Walnut Coffee Cakey Bars

Walnuts and coffee are match made in heaven. Since there is no flour used, these are slightly crumbly, so I prefer not call it a cake but cakey bars. The frosting is so delicious that you have to really resist yourself from licking it. I could easily polish off the frosting in one sitting without feeling guilty.

Ingredients For the cake Oats 80 gms Walnuts 50 gms Baking powder 1/2+1/8 tsp Butter 35 gms Raw sugar 35 gms Coffee 1/2 tbsp instant coffee dissolved in 55 ml of hot water Egg 1 Walnut halves 6 Oats 1 tsp. Frosting Walnuts 25 gms Butter 30 gms Honey 2 tbsp Milk 2 tbsp Instant coffee 1 tsp Method

  • Grease and line a 6" square tin.

  • Blitz walnuts, Oats and baking powder in a food processor till its powdered. It won't be a very fine powder.

  • Remove to a bowl and mix sugar.

  • Melt the butter.

  • Beat the egg. Pour in melted but cooled butter beating all the time.

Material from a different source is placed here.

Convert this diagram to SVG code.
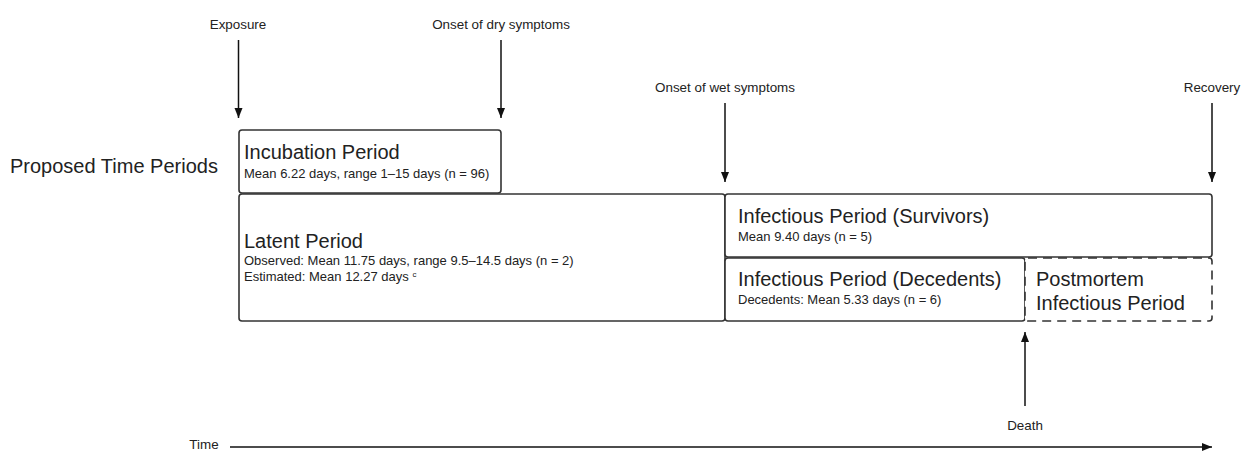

  • Now add in coffee. Beat well.

  • Tip in the dry ingredients and beat to mix.

  • Pour into the ready tin.

  • Bake in a preheated oven at 160 degrees celsius for 25-30 minutes.

  • Check with a toothpick.

  • Let it cool in the tin for ten minutes, then remove it on the wire rack to cool completely.

  • Keep the walnuts and Oats in the hot oven to toast.

  • To make the frosting blitz all the ingredients in a mixer till its nice and creamy.

  • Keep in the refrigerator if you find it too loose. I left it on the counter for an hour. It's very cold over here so it was of spreadable consistency.

  • Spread it over the top of the cake.

  • Keep the cake in the fridge for ten minutes.

  • Now cut into 6 pieces. Decorate with toasted walnuts and Oats. Drizzle with melted chocolate.